The so called ‘yield trade’, which has pushed valuations in the Australian real estate market across the various segments right up to their long term averages, will continue in 2018.
Even though this ‘search for yield’ phenomenon has been playing out for some years – while interest rates remain low and investors to be pushed into riskier assets in search of income – the real estate segment is still fairly priced overall and there are even some pockets of value for discerning investors.
For instance, high quality CBD commercial assets still offer well-placed investors strong outperformance potential.
Meanwhile, the arrival of ecommerce players in the retail segment is boosting demand for industrial spaces in inner urban areas.
Finally, ahead-of-the-curve shopping centers building out multi-purpose social infrastructure finding demand from new mix of tenants.
Investors are becoming increasingly competitive in their desire to secure high quality, core assets in growth markets. Sydney and Melbourne have benefitted from this, however Brisbane and even Perth have not been immune to ‘weight of money’ driven capital appreciation.
Fortunately, in some markets, tenant demand has kept pace with capital deployed, meaning that mispricing is less likely and fair value is still being paid.
Markets with economies aligned to financial services, business services, technology and government have prospered in this cycle. However we are now seeing resource led states such as Western Australia and Queensland exhibiting signs, albeit small ones, of a sustained recovery.
Overall in the office segment we’re seeing demand to rising due to low unemployment and and business confidence.
We’re also seeing a flight to quality in the office segment – investors are aggressively pricing quality and long-term cash flows.
We’re factoring in a National Effective Rental growth in the office segment of 5 per cent p.a. for the next three years led by Sydney and Melbourne with Brisbane to improve.
Our in depth, asset and consumer level research tells us that shopping centres that can be expanded to capture market share, offer experiential services, improve accessibility, and embrace ongoing vibrancy, will be well positioned for rental growth during the current period of structural change.
The recent launch of Amazon in Australia and the introduction of Amazon Prime same day delivery within twelve months will have immediate implications for retails assets in Australia. AMP Capital has been proactively managing for this divergent environment and the repositioning of our major malls and the shift in our portfolio construction towards dominant experience malls, and local convenience malls is based on the longer term thematic “retail of the future” research.
Overall in the retail segment we’re seeing weaker sales growth as a result of lower wages and lower consumer sentiment.
But we’re expecting online sales to grow as share of all retail sales from 8% to 15% by 2020.
We’re also seeing electronics, discount department stores and clothing retail categories under pricing pressure. 50% of tenants in centres today weren’t there five years ago.

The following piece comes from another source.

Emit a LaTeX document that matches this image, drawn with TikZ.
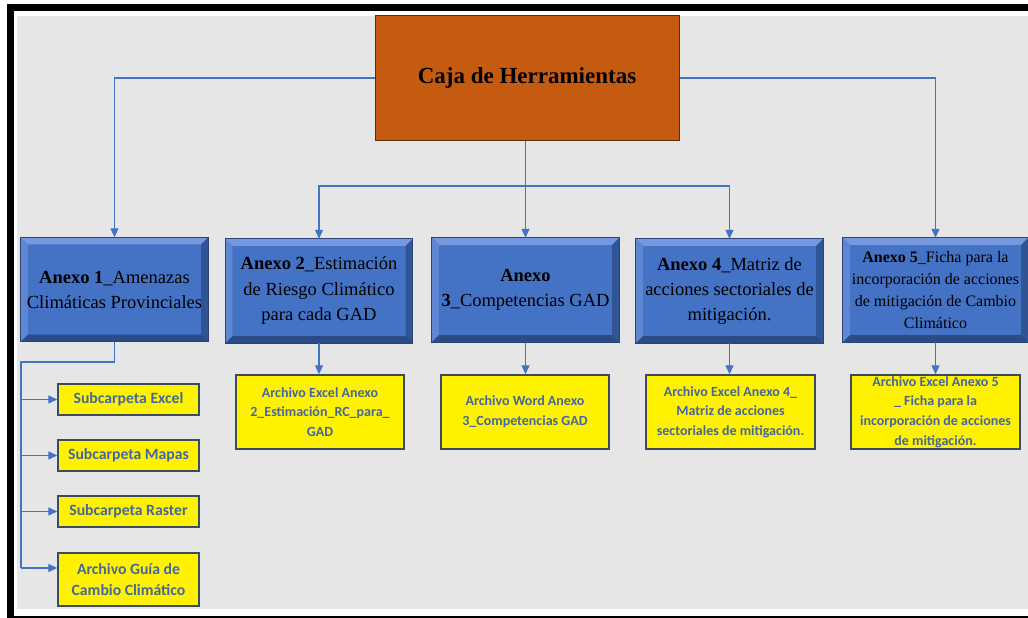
\documentclass[tikz,border=0pt]{standalone}
\usepackage{fontspec}
\setmainfont{Liberation Serif}
\newfontfamily\calfont{Carlito}
\usetikzlibrary{arrows.meta,calc}
\definecolor{panel}{HTML}{E6E6E6}
\definecolor{orangebox}{HTML}{C55A11}
\definecolor{orangeedge}{HTML}{5E2E0A}
\definecolor{bface}{HTML}{4472C4}
\definecolor{btop}{HTML}{7598DE}
\definecolor{bleft}{HTML}{5F86D2}
\definecolor{bright}{HTML}{2F5597}
\definecolor{bbot}{HTML}{2A4B86}
\definecolor{bedge}{HTML}{2A4474}
\definecolor{conncol}{HTML}{4472C4}
\definecolor{ytext}{HTML}{46679B}
\definecolor{yedge}{HTML}{3D4B5C}
\tikzset{
  mainbox/.style={draw=orangeedge,line width=1pt,fill=orangebox,inner sep=0pt,
    minimum width=304pt,minimum height=124pt,font=\fontsize{23}{28}\selectfont\bfseries},
  bluebox/.style={fill=bface,inner sep=0pt,align=center,
    minimum width=187pt,minimum height=104pt,font=\fontsize{18.5}{25}\selectfont},
  yellowbox/.style={draw=yedge,line width=1.4pt,fill=yellow,inner sep=0pt,align=center,
    text=ytext,minimum width=141pt,minimum height=31pt,font=\calfont\bfseries\fontsize{15.7}{21}\selectfont},
  filebox/.style={yellowbox,minimum width=168pt,minimum height=74pt,font=\calfont\bfseries\fontsize{14}{19.7}\selectfont},
  conn/.style={draw=conncol,line width=1.1pt,-{Triangle[width=8pt,length=9pt]}},
  connline/.style={draw=conncol,line width=1.1pt}
}
\newcommand\bevel[1]{%
  \fill[btop] (#1.north west) -- (#1.north east) -- ([xshift=-7pt,yshift=-7pt]#1.north east) -- ([xshift=7pt,yshift=-7pt]#1.north west) -- cycle;
  \fill[bleft] (#1.north west) -- (#1.south west) -- ([xshift=7pt,yshift=7pt]#1.south west) -- ([xshift=7pt,yshift=-7pt]#1.north west) -- cycle;
  \fill[bright] (#1.north east) -- (#1.south east) -- ([xshift=-7pt,yshift=7pt]#1.south east) -- ([xshift=-7pt,yshift=-7pt]#1.north east) -- cycle;
  \fill[bbot] (#1.south west) -- (#1.south east) -- ([xshift=-7pt,yshift=7pt]#1.south east) -- ([xshift=7pt,yshift=7pt]#1.south west) -- cycle;
  \draw[bedge,line width=0.8pt] (#1.north west) rectangle (#1.south east);
}
\begin{document}
\begin{tikzpicture}[x=1pt,y=-1pt]
\useasboundingbox (0,0) rectangle (1028,618);
\begin{scope}
\clip (0,0) rectangle (1028,618);
\fill[white] (0,0) rectangle (1028,618);
\fill[black] (7,4) rectangle (1040,640);
\fill[white] (14,11) rectangle (1040,616);
\fill[panel] (17,16) rectangle (1040,609);
\end{scope}

% main box
\node[mainbox] (main) at (527,78) {Caja de Herramientas};

% blue boxes (faces first)
\node[bluebox] (b1) at (114.5,289.5) {};
\node[bluebox] (b2) at (319,291) {};
\node[bluebox] (b3) at (525.5,290) {};
\node[bluebox] (b4) at (729.5,291) {};
\node[bluebox,minimum width=185pt] (b5) at (935.5,290) {};
\bevel{b1}\bevel{b2}\bevel{b3}\bevel{b4}\bevel{b5}
\node[font=\fontsize{18.5}{25}\selectfont,align=center,inner sep=0pt] (t1) at (b1.center)
  {\textbf{Anexo 1}\_Amenazas\\Climáticas Provinciales};
\node[font=\fontsize{18.5}{25.5}\selectfont,align=center,inner sep=0pt] (t2) at (b2.center)
  {\textbf{Anexo 2}\_Estimación\\de Riesgo Climático\\para cada GAD};
\node[font=\fontsize{18.5}{25}\selectfont,align=center,inner sep=0pt] (t3) at (b3.center)
  {\textbf{Anexo}\\\textbf{3}\_Competencias GAD};
\node[font=\fontsize{18.5}{25}\selectfont,align=center,inner sep=0pt] (t4) at (b4.center)
  {\textbf{Anexo 4}\_Matriz de\\acciones sectoriales de\\mitigación.};
\node[font=\fontsize{16}{21.7}\selectfont,align=center,inner sep=0pt] (t5) at (b5.center)
  {\textbf{Anexo 5}\_Ficha para la\\incorporación de acciones\\de mitigación de Cambio\\Climático};

% yellow boxes
\node[yellowbox] (s1) at (128.5,399.5) {Subcarpeta Excel};
\node[yellowbox] (s2) at (128.5,455.5) {Subcarpeta Mapas};
\node[yellowbox] (s3) at (128.5,511.5) {Subcarpeta Raster};
\node[yellowbox,minimum height=53pt] (s4) at (128.5,579.5) {Archivo Guía de\\Cambio Climático};
\node[filebox] (f2) at (320,412) {Archivo Excel Anexo\\2\_Estimación\_RC\_para\_\\GAD};
\node[filebox] (f3) at (525,412) {Archivo Word Anexo\\3\_Competencias GAD};
\node[filebox,minimum width=169pt] (f4) at (730.5,412) {Archivo Excel Anexo 4\_\\Matriz de acciones\\sectoriales de mitigación.};
\node[filebox,minimum width=169pt] (f5) at (935.5,412) {Archivo Excel Anexo 5\\\_ Ficha para la\\incorporación de acciones\\de mitigación.};

% connectors from main
\draw[conn] (main.west) -| (b1.north);
\draw[conn] (main.east) -| (b5.north);
\draw[conn] (b3.north |- main.south) -- (b3.north);
\coordinate (j) at (525.5,186);
\draw[conn] (j) -| (b2.north);
\draw[conn] (j) -| (b4.north);

% annex to files
\draw[conn] (b2.south) -- (b2.south |- f2.north);
\draw[conn] (b3.south) -- (b3.south |- f3.north);
\draw[conn] (b4.south) -- (b4.south |- f4.north);
\draw[conn] (b5.south) -- (b5.south |- f5.north);

% left rail
\coordinate (rtop) at (21,362);
\coordinate (r4) at (21,568);
\draw[connline] (b1.south) |- (rtop) -- (r4);
\draw[conn] (rtop |- s1.west) -- (s1.west);
\draw[conn] (rtop |- s2.west) -- (s2.west);
\draw[conn] (rtop |- s3.west) -- (s3.west);
\draw[conn] (r4) -- (r4 -| s4.west);
\end{tikzpicture}
\end{document}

While the retail and the office sectors are facing headwinds from technology disruption, industrial property will benefit from rising logistics and e-commerce demand. Rising demand from domestic and global e-commerce operators will lift rents and take-up across highly populated east coast markets with well-located infrastructure.
With online sales forecast to increase significantly in the medium term this will provide favourable demand side conditions for inner urban fulfillment centres.
Overall in the industrial segment e-commerce will drive demand for new facilities but supply level increases will be constrained by land scarcity.
Rental growth is still weak but it will improve in the medium term as vacancy rates falls and absorption rises due to increased demand.
We’re also expecting yields to compress further in 2018-19 as investors chase higher income growth.
As we approach the end of 2017, we are finishing the year with commercial real estate values continuing their upward trajectory.
While it’s true that the weight of money chasing real estate assets has pushed valuations up considerably in recent years, real estate remains in line with long-term averages overall.
For example, east coast prime office yields are over 280 basis points above the risk free rate, right in line with the 10 Year Government Bond yields at 2.8 per cent.
Even super prime real estate transactions in the range of 4.5 per cent to 5 per cent are still comfortably above long-term average spreads.
Australian real estate capital values are expected to continue to remain strong with the weight of capital showing few signs of abating in the near term but we are anticipating 2018 to be the peak of the cycle for capital value appreciation for real estate.